Requirement »
With the pictures left out, copy the listing below exactly.

○ ○ ○ ○

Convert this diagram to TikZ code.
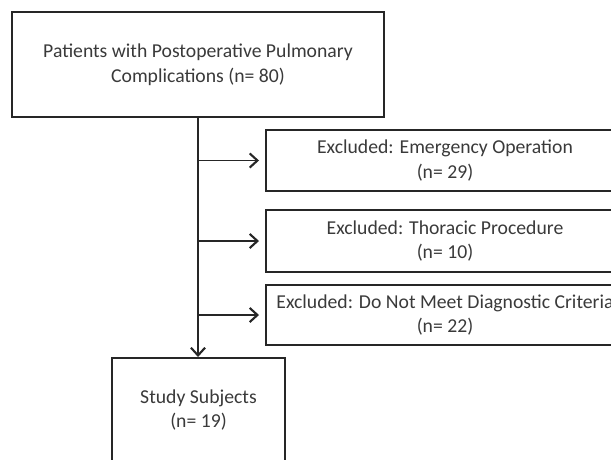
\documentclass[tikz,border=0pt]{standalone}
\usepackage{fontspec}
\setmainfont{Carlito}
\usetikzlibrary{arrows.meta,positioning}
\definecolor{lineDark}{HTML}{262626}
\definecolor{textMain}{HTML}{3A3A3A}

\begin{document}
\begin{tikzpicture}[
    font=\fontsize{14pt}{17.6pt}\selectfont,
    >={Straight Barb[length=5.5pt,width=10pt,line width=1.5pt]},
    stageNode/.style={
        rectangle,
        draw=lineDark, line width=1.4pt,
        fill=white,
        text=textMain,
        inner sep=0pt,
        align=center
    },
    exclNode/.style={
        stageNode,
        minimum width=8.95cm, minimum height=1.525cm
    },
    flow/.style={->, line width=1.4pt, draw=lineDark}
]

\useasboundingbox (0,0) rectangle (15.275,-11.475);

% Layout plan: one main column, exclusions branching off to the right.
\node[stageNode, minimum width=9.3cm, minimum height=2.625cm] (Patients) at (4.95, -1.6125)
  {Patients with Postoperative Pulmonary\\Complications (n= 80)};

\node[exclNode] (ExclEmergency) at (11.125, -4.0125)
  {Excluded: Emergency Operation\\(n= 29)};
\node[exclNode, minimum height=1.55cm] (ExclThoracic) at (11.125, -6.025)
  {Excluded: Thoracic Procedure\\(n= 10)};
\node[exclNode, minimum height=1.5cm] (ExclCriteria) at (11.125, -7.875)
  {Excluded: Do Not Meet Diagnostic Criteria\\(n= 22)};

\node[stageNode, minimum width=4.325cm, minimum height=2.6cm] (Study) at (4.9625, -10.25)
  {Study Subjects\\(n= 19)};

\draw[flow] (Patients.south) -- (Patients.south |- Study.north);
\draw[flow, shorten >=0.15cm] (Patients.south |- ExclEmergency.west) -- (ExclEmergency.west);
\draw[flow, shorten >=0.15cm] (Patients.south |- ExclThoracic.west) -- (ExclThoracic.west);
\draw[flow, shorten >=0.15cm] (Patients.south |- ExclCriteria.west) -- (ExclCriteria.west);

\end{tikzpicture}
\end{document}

○ ○ ○ ○

Full answer »
Convert this diagram to TikZ code.
\documentclass[tikz,border=0pt]{standalone}
\usepackage{fontspec}
\setmainfont{Carlito}
\usetikzlibrary{arrows.meta,positioning}
\definecolor{lineDark}{HTML}{262626}
\definecolor{textMain}{HTML}{3A3A3A}

\begin{document}
\begin{tikzpicture}[
    font=\fontsize{14pt}{17.6pt}\selectfont,
    >={Straight Barb[length=5.5pt,width=10pt,line width=1.5pt]},
    stageNode/.style={
        rectangle,
        draw=lineDark, line width=1.4pt,
        fill=white,
        text=textMain,
        inner sep=0pt,
        align=center
    },
    exclNode/.style={
        stageNode,
        minimum width=8.95cm, minimum height=1.525cm
    },
    flow/.style={->, line width=1.4pt, draw=lineDark}
]

\useasboundingbox (0,0) rectangle (15.275,-11.475);

% Layout plan: one main column, exclusions branching off to the right.
\node[stageNode, minimum width=9.3cm, minimum height=2.625cm] (Patients) at (4.95, -1.6125)
  {Patients with Postoperative Pulmonary\\Complications (n= 80)};

\node[exclNode] (ExclEmergency) at (11.125, -4.0125)
  {Excluded: Emergency Operation\\(n= 29)};
\node[exclNode, minimum height=1.55cm] (ExclThoracic) at (11.125, -6.025)
  {Excluded: Thoracic Procedure\\(n= 10)};
\node[exclNode, minimum height=1.5cm] (ExclCriteria) at (11.125, -7.875)
  {Excluded: Do Not Meet Diagnostic Criteria\\(n= 22)};

\node[stageNode, minimum width=4.325cm, minimum height=2.6cm] (Study) at (4.9625, -10.25)
  {Study Subjects\\(n= 19)};

\draw[flow] (Patients.south) -- (Patients.south |- Study.north);
\draw[flow, shorten >=0.15cm] (Patients.south |- ExclEmergency.west) -- (ExclEmergency.west);
\draw[flow, shorten >=0.15cm] (Patients.south |- ExclThoracic.west) -- (ExclThoracic.west);
\draw[flow, shorten >=0.15cm] (Patients.south |- ExclCriteria.west) -- (ExclCriteria.west);

\end{tikzpicture}
\end{document}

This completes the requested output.